>> start Recorded information

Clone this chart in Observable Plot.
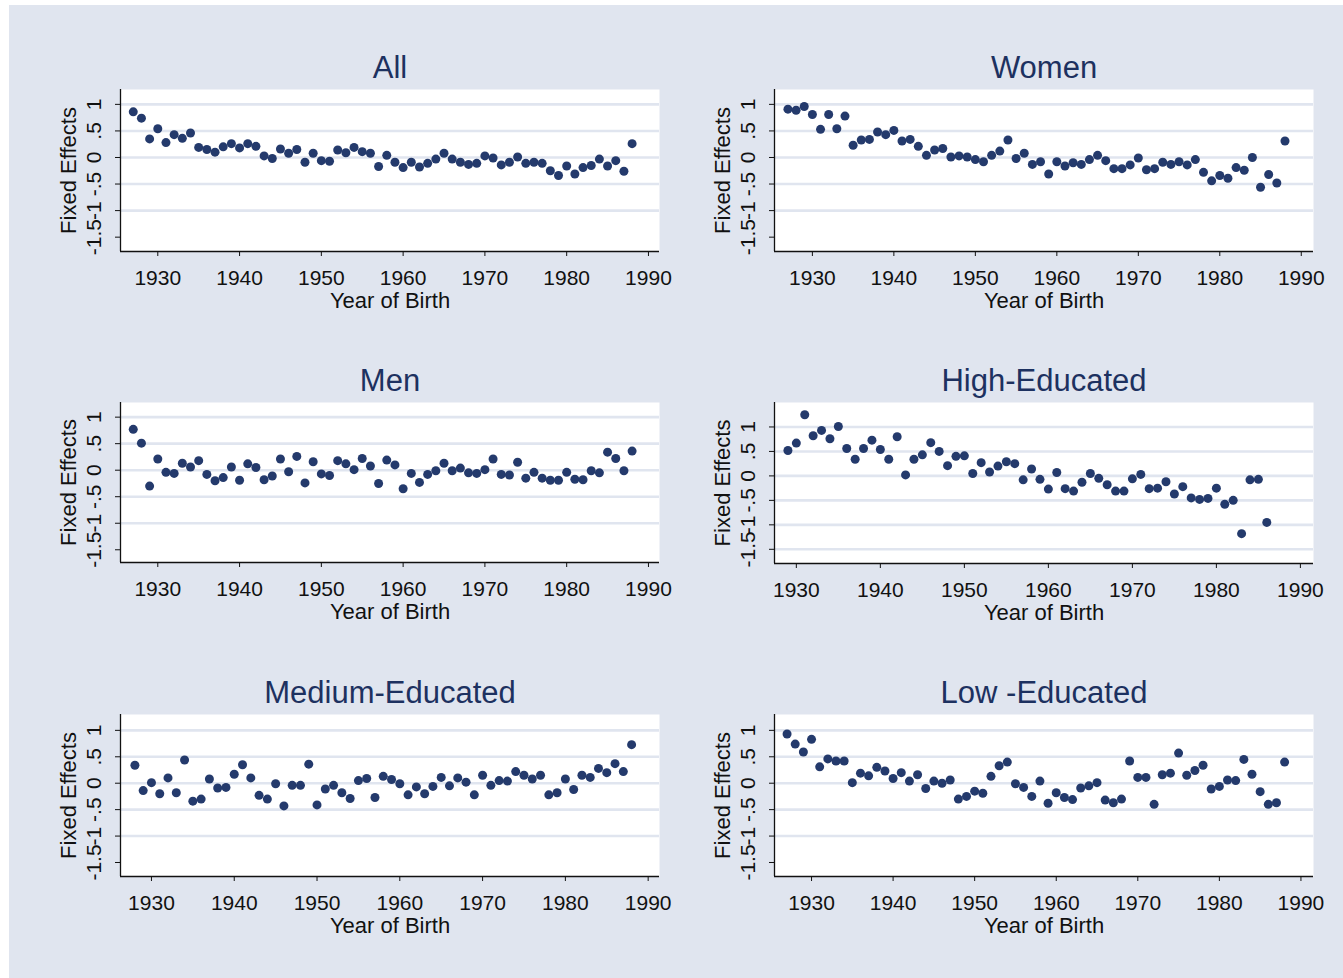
<!DOCTYPE html>
<html><head><meta charset="utf-8">
<script src="https://cdn.jsdelivr.net/npm/d3@7"></script>
<script src="https://cdn.jsdelivr.net/npm/@observablehq/plot@0.6"></script>
<style>
html,body{margin:0;padding:0;background:#fff;}
#page{position:relative;width:1343px;height:978px;overflow:hidden;background:#fff;}
#bg{position:absolute;left:9px;top:5px;right:0;bottom:0;background:#e0e5ef;}
.panel{position:absolute;}
</style></head><body><div id="page"><div id="bg"></div></div>
<script>
// ---- data ----
const titles = ["All", "Women", "Men", "High-Educated", "Medium-Educated", "Low -Educated"];
const xTicks = [1930, 1940, 1950, 1960, 1970, 1980, 1990];
const yTicks = [-1.5, -1, -0.5, 0, 0.5, 1];
const xLabel = "Year of Birth";
const yLabel = "Fixed Effects";

const years1927 = d3.range(1927, 1989); // 1927..1988
const years1928 = d3.range(1928, 1989); // 1928..1988
const years1929 = d3.range(1929, 1987); // 1929..1986

const allFE = [0.86,0.74,0.35,0.54,0.28,0.43,0.36,0.46,0.19,0.15,
  0.10,0.20,0.26,0.18,0.26,0.21,0.03,-0.02,0.16,0.08,
  0.15,-0.09,0.08,-0.06,-0.07,0.14,0.09,0.19,0.11,0.08,
  -0.17,0.04,-0.09,-0.19,-0.09,-0.18,-0.11,-0.03,0.08,-0.03,
  -0.09,-0.13,-0.11,0.03,-0.01,-0.14,-0.09,0.01,-0.11,-0.09,
  -0.11,-0.25,-0.34,-0.16,-0.31,-0.19,-0.15,-0.03,-0.16,-0.06,
  -0.26,0.26];
const womenFE = [0.91,0.89,0.96,0.81,0.53,0.81,0.54,0.78,0.23,0.33,
  0.34,0.48,0.43,0.51,0.31,0.34,0.21,0.04,0.14,0.17,
  0.01,0.03,0.01,-0.04,-0.08,0.04,0.12,0.33,-0.02,0.08,
  -0.13,-0.08,-0.31,-0.08,-0.16,-0.10,-0.13,-0.04,0.04,-0.06,
  -0.21,-0.21,-0.14,-0.01,-0.23,-0.21,-0.09,-0.13,-0.08,-0.14,
  -0.04,-0.28,-0.44,-0.34,-0.39,-0.19,-0.24,0.00,-0.56,-0.32,
  -0.48,0.31];
const menFE = [0.77,0.51,-0.30,0.21,-0.04,-0.06,0.13,0.06,0.18,-0.08,
  -0.20,-0.14,0.06,-0.19,0.12,0.05,-0.18,-0.11,0.21,-0.03,
  0.26,-0.24,0.16,-0.07,-0.10,0.18,0.12,0.01,0.22,0.08,
  -0.25,0.19,0.10,-0.35,-0.06,-0.23,-0.08,-0.01,0.13,-0.01,
  0.04,-0.05,-0.06,0.01,0.21,-0.08,-0.09,0.15,-0.15,-0.04,
  -0.15,-0.19,-0.19,-0.04,-0.17,-0.18,-0.01,-0.05,0.34,0.22,
  -0.01,0.36];
const highFE = [0.52,0.67,1.25,0.82,0.93,0.76,1.01,0.56,0.34,0.56,
  0.73,0.54,0.34,0.80,0.02,0.34,0.43,0.68,0.50,0.21,
  0.40,0.41,0.05,0.27,0.08,0.20,0.29,0.25,-0.08,0.14,
  -0.07,-0.27,0.07,-0.26,-0.31,-0.13,0.05,-0.05,-0.18,-0.31,
  -0.31,-0.06,0.03,-0.26,-0.25,-0.12,-0.37,-0.22,-0.45,-0.48,
  -0.46,-0.25,-0.58,-0.50,-1.18,-0.08,-0.07,-0.95];
const mediumFE = [0.34,-0.14,0.01,-0.20,0.10,-0.18,0.44,-0.34,-0.30,0.08,
  -0.09,-0.08,0.17,0.35,0.10,-0.23,-0.30,-0.01,-0.43,-0.04,
  -0.04,0.36,-0.41,-0.11,-0.04,-0.18,-0.29,0.05,0.09,-0.27,
  0.13,0.07,-0.01,-0.22,-0.07,-0.20,-0.06,0.11,-0.05,0.10,
  0.02,-0.22,0.15,-0.04,0.05,0.04,0.22,0.15,0.08,0.15,
  -0.22,-0.18,0.08,-0.12,0.15,0.11,0.28,0.20,0.37,0.22,
  0.73];
const lowFE = [0.93,0.74,0.59,0.83,0.31,0.46,0.42,0.42,0.01,0.19,
  0.14,0.30,0.23,0.09,0.20,0.04,0.16,-0.10,0.04,0.00,
  0.06,-0.30,-0.25,-0.15,-0.19,0.13,0.33,0.40,-0.01,-0.08,
  -0.25,0.04,-0.38,-0.18,-0.27,-0.31,-0.09,-0.05,0.01,-0.32,
  -0.37,-0.30,0.42,0.11,0.11,-0.40,0.16,0.19,0.57,0.15,
  0.24,0.34,-0.11,-0.06,0.06,0.05,0.45,0.17,-0.16,-0.40,
  -0.37,0.40];

// ---- layout / style ----
const BG = "#e0e5ef";
const NAVY = "#243a6c";
const TITLE = "#1d3160";
const FONT = "'Liberation Sans', Arial, Helvetica, sans-serif";
const ML = 80, MR = 12, MT = 50, MB = 72, PW = 539;

const panels = [
  {title: titles[0], years: years1927, fe: allFE,    left: 120, top: 89,  h: 162, xd: [1925.44, 1991.35], yd: [-1.77, 1.28], grid: [-1, -0.5, 0, 0.5, 1]},
  {title: titles[1], years: years1927, fe: womenFE,  left: 774, top: 89,  h: 162, xd: [1925.35, 1991.5],  yd: [-1.77, 1.28], grid: [-1, -0.5, 0, 0.5, 1]},
  {title: titles[2], years: years1927, fe: menFE,    left: 120, top: 402, h: 160, xd: [1925.44, 1991.35], yd: [-1.74, 1.276], grid: [-1, -0.5, 0, 0.5, 1]},
  {title: titles[3], years: years1929, fe: highFE,   left: 774, top: 402, h: 161, xd: [1927.4, 1991.56],  yd: [-1.79, 1.50], grid: [-1.5, -1, -0.5, 0, 0.5, 1]},
  {title: titles[4], years: years1928, fe: mediumFE, left: 120, top: 714, h: 162, xd: [1926.26, 1991.37], yd: [-1.765, 1.30], grid: [-1, -0.5, 0, 0.5, 1]},
  {title: titles[5], years: years1927, fe: lowFE,    left: 774, top: 714, h: 162, xd: [1925.46, 1991.54], yd: [-1.765, 1.30], grid: [-1, -0.5, 0, 0.5, 1]}
];

const stataFmt = d => d === 0 ? "0" : String(d).replace("0.", ".");

const page = document.getElementById("page");
for (const p of panels) {
  const data = p.years.map((yr, i) => ({year: yr, fe: p.fe[i]}));
  const chart = Plot.plot({
    width: ML + PW + MR,
    height: MT + p.h + MB,
    marginLeft: ML, marginRight: MR, marginTop: MT, marginBottom: MB,
    x: {domain: p.xd},
    y: {domain: p.yd},
    style: {fontFamily: FONT, fontSize: "21px", background: "transparent", color: "#111", overflow: "visible"},
    marks: [
      Plot.frame({fill: "white", stroke: "none"}),
      Plot.ruleY(p.grid, {stroke: BG, strokeWidth: 2.6}),
      Plot.ruleX([p.xd[0]], {stroke: "#111", strokeWidth: 1.3}),
      Plot.ruleY([p.yd[0]], {stroke: "#111", strokeWidth: 1.3}),
      Plot.axisX({ticks: xTicks, tickFormat: d => String(d), tickSize: 5, tickPadding: 14, fontSize: 21, label: null, stroke: "#111"}),
      Plot.axisY({ticks: yTicks, tickFormat: stataFmt, tickRotate: -90, tickSize: 5, tickPadding: 15, fontSize: 21, label: null, stroke: "#111"}),
      Plot.dot(data, {x: "year", y: "fe", r: 4.5, fill: NAVY}),
      Plot.text([p.title], {text: d => d, frameAnchor: "top", lineAnchor: "middle", dy: -21, fontSize: 31, fill: TITLE}),
      Plot.text([xLabel], {text: d => d, frameAnchor: "bottom", lineAnchor: "middle", dy: 49, fontSize: 22, fill: "#111"}),
      Plot.text([yLabel], {text: d => d, frameAnchor: "left", textAnchor: "middle", lineAnchor: "middle", rotate: -90, dx: -52, fontSize: 22, fill: "#111"})
    ]
  });
  chart.classList.add("panel");
  chart.style.left = (p.left - ML) + "px";
  chart.style.top = (p.top - MT) + "px";
  page.appendChild(chart);
}
</script>
</body></html>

>> end Recorded information

(Your task) Each line in the listing above either holds the string "chart" or does not; state how many do, giving the number only.

(Final answer) 6